Syrian and Russian aircraft step up bombing of Aleppo city – monitor
Nearly 50 strikes hit rebel-held areas in and around the Syrian city of Aleppo on Sunday in some of the heaviest raids recently by Russian and Syrian government aircraft, residents and a monitor said.
For their part, rebels also hit government-held areas of Aleppo in what Syrian media said was an escalation in mortar attacks on the western districts of what was the country’s largest city before the war.
State media said missiles fired on Hamadaniyah, Midan and other neighbourhoods by insurgents left at least twenty dead, mostly civilians, in the second day of intense shelling of government-held areas, which had left at least 24 dead on Saturday.

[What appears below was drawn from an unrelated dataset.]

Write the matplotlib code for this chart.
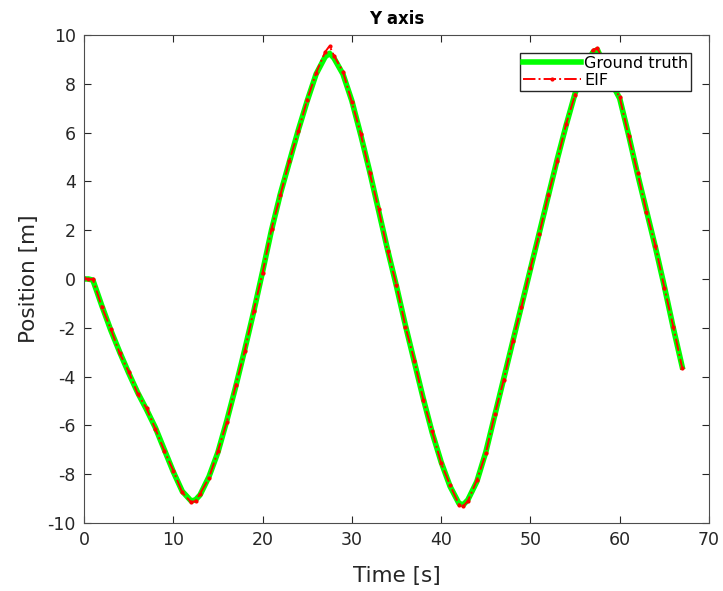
import matplotlib
matplotlib.use('Agg')
import matplotlib.pyplot as plt

plt.rcParams['axes.unicode_minus'] = False

# Y position over time: reference trajectory and filter estimate
time_s = [0, 0.5, 1.0, 2, 3, 4, 5, 6, 7, 8, 9, 10, 11, 12, 12.5, 13, 14, 15, 16, 17,
          18, 19, 20, 21, 22, 23, 24, 25, 26, 27, 27.5, 28, 29, 30, 31, 32, 33, 34, 35,
          36, 37, 38, 39, 40, 41, 42, 42.5, 43, 44, 45, 46, 47, 48, 49, 50, 51, 52, 53,
          54, 55, 56, 57, 57.5, 58, 59, 60, 61, 62, 63, 64, 65, 66, 67]

ground_truth = [0.0, 0.0, -0.05, -1.1, -2.1, -3.0, -3.85, -4.65, -5.35, -6.1, -7.0, -7.9,
                -8.7, -9.1, -9.05, -8.85, -8.1, -7.1, -5.8, -4.4, -2.9, -1.35, 0.3, 2.0,
                3.5, 4.8, 6.1, 7.3, 8.4, 9.1, 9.25, 9.05, 8.4, 7.3, 5.9, 4.4, 2.8, 1.2,
                -0.3, -1.9, -3.4, -4.9, -6.3, -7.5, -8.5, -9.2, -9.25, -9.05, -8.3, -7.1,
                -5.6, -4.1, -2.6, -1.1, 0.4, 1.9, 3.4, 4.9, 6.3, 7.6, 8.6, 9.3, 9.4, 9.0,
                8.1, 7.4, 5.9, 4.3, 2.8, 1.3, -0.3, -2.0, -3.6]

eif = [0.02, 0.0, -0.02, -1.15, -2.05, -3.05, -3.8, -4.7, -5.3, -6.15, -7.05, -7.85,
       -8.75, -9.15, -9.1, -8.8, -8.15, -7.05, -5.85, -4.35, -2.95, -1.3, 0.25, 2.05,
       3.45, 4.85, 6.05, 7.35, 8.45, 9.3, 9.55, 9.15, 8.5, 7.25, 5.95, 4.35, 2.85, 1.15,
       -0.25, -1.95, -3.35, -4.95, -6.25, -7.55, -8.45, -9.25, -9.3, -9.1, -8.25, -7.15,
       -5.55, -4.15, -2.55, -1.15, 0.45, 1.85, 3.45, 4.85, 6.35, 7.55, 8.65, 9.4, 9.45,
       9.1, 8.05, 7.45, 5.85, 4.35, 2.75, 1.35, -0.35, -1.95, -3.65]

fig = plt.figure(figsize=(7.23, 5.91), dpi=100)
ax = fig.add_axes([0.1162, 0.1151, 0.8644, 0.8257])

ax.plot(time_s, ground_truth, color='#00ff00', linewidth=4, label='Ground truth')
ax.plot(time_s, eif, color='red', linestyle='-.', linewidth=1.4,
        marker='.', markersize=4, label='EIF')

ax.set_xlim(0, 70)
ax.set_ylim(-10, 10)
ax.set_xticks(range(0, 71, 10))
ax.set_yticks(range(-10, 11, 2))
ax.tick_params(direction='in', top=True, right=True, labelsize=12.5,
               color='#262626', labelcolor='#262626', length=5, pad=6)
for sp in ax.spines.values():
    sp.set_color('#4d4d4d')
    sp.set_linewidth(0.8)

ax.set_xlabel('Time [s]', fontsize=15.5, color='#262626', labelpad=12)
ax.set_ylabel('Position [m]', fontsize=15.5, color='#262626', labelpad=6)
ax.set_title('Y axis', fontsize=12, fontweight='bold', pad=8)

ax.legend(loc='upper right', fontsize=11.5, handlelength=3.6, handletextpad=0.2,
          fancybox=False, framealpha=1, edgecolor='#262626',
          borderaxespad=1.1, borderpad=0.2, labelspacing=0.12)

fig.savefig('out.png', dpi=100)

In the rebel-held eastern sector of the city, the Syrian Observatory for Human Rights said dozens of barrel bombs – oil drums or cylinders packed with explosives and shrapnel- were dropped by military helicopters on several densely populated districts.
A civil defence worker said at least 32 people were killed in the rebel-held parts of the city, with eighteen bodies alone pulled out of the rubble of flattened buildings in the Qatrji neighbourhood, the worst hit.

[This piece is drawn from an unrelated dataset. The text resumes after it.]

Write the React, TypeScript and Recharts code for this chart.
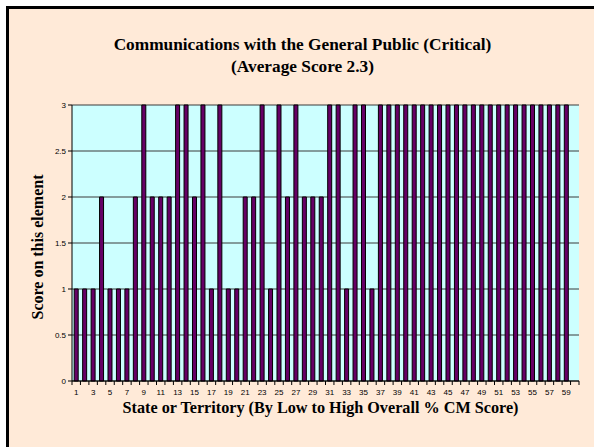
import React from "react";
import { BarChart, Bar, XAxis, YAxis, CartesianGrid } from "recharts";

const states: number[] = Array.from({ length: 60 }, (_, i) => i + 1);
const scores: (number | null)[] = [
  1, 1, 1, 2, 1, 1, 1, 2, 3, 2,
  2, 2, 3, 3, 2, 3, 1, 3, 1, 1,
  2, 2, 3, 1, 3, 2, 3, 2, 2, 2,
  3, 3, 1, 3, 3, 1, 3, 3, 3, 3,
  3, 3, 3, 3, 3, 3, 3, 3, 3, 3,
  3, 3, 3, 3, 3, 3, 3, 3, 3, null,
];
const yTicks: number[] = [0, 0.5, 1, 1.5, 2, 2.5, 3];
const titleLine1 = "Communications with the General Public (Critical)";
const titleLine2 = "(Average Score 2.3)";
const xTitle = "State or Territory  (By Low to High Overall % CM Score)";
const yTitle = "Score on this element";

const data = states.map((s, i) => ({ state: String(s), score: scores[i] }));

const CHART_W = 585;
const CHART_H = 438;
const MARGIN = { top: 96, right: 15, left: 0, bottom: 46 };
const Y_W = 63;
const STEP = (CHART_W - MARGIN.right - Y_W) / states.length;

const XTick = (props: any) => {
  const { x, y, payload, index } = props;
  const bx = x - STEP / 2;
  return (
    <g>
      <line x1={bx} y1={y - 8} x2={bx} y2={y - 4} stroke="#000" strokeWidth={1} />
      {index === states.length - 1 && (
        <line x1={bx + STEP} y1={y - 8} x2={bx + STEP} y2={y - 4} stroke="#000" strokeWidth={1} />
      )}
      {index % 2 === 0 && (
        <text x={x} y={y + 6} textAnchor="middle" fontSize={8} fontFamily="Liberation Sans, Arial, sans-serif" fill="#000">
          {payload.value}
        </text>
      )}
    </g>
  );
};

const serif = "Liberation Serif, Times New Roman, serif";

export default function App() {
  return (
    <div
      style={{
        position: "absolute",
        left: 6,
        top: 6,
        width: 588,
        height: 441,
        borderTop: "3px solid #000",
        borderLeft: "3px solid #000",
        background: "#FFEAD8",
        boxSizing: "border-box",
        overflow: "hidden",
      }}
    >
      <div
        style={{
          position: "absolute",
          left: 0,
          width: 585,
          top: 25,
          textAlign: "center",
          fontFamily: serif,
          fontWeight: "bold",
          fontSize: 17.3,
          lineHeight: "22px",
          color: "#000",
        }}
      >
        <div style={{ position: "relative", left: 1 }}>{titleLine1}</div>
        <div style={{ position: "relative", left: 1 }}>{titleLine2}</div>
      </div>
      <div
        style={{
          position: "absolute",
          left: 58,
          width: 507,
          top: 389,
          textAlign: "center",
          fontFamily: serif,
          fontWeight: "bold",
          fontSize: 16.2,
          lineHeight: "20px",
          color: "#000",
        }}
      >
        {xTitle}
      </div>
      <div
        style={{
          position: "absolute",
          left: 29 - 120,
          top: 238 - 10,
          width: 240,
          height: 20,
          textAlign: "center",
          transform: "rotate(-90deg)",
          fontFamily: serif,
          fontWeight: "bold",
          fontSize: 16,
          lineHeight: "20px",
          color: "#000",
        }}
      >
        {yTitle}
      </div>
      <div style={{ position: "absolute", left: 0, top: 0 }}>
        <BarChart width={CHART_W} height={CHART_H} data={data} margin={MARGIN} barCategoryGap="26%">
          <CartesianGrid vertical={false} stroke="#3a3a3a" fill="#CCFFFF" />
          <XAxis
            dataKey="state"
            interval={0}
            tickLine={false}
            axisLine={{ stroke: "#000" }}
            tick={<XTick />}
            height={20}
          />
          <YAxis
            domain={[0, 3]}
            ticks={yTicks}
            width={Y_W}
            axisLine={{ stroke: "#000" }}
            tickLine={{ stroke: "#000" }}
            tickSize={4}
            tickMargin={2}
            tick={{ fontSize: 8, fill: "#000", fontFamily: "Liberation Sans, Arial, sans-serif" }}
          />
          <Bar dataKey="score" fill="#660066" stroke="#000" strokeWidth={1} isAnimationActive={false} />
        </BarChart>
      </div>
    </div>
  );
}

“This week-long campaign of bombing is very intense and day by day it’s getting worse .. it is the worst we have seen in a while,” said Bebars Mishal, a civil defence official in rebel-held Aleppo.
The aerial raids on Sunday came in the wake of Friday’s strikes on civilian areas that residents said were the most intense in over a month.
The city, which has been divided for years between rebel and government-held zones, has seen many deadly bombardments that have all but destroyed a February ceasefire agreement.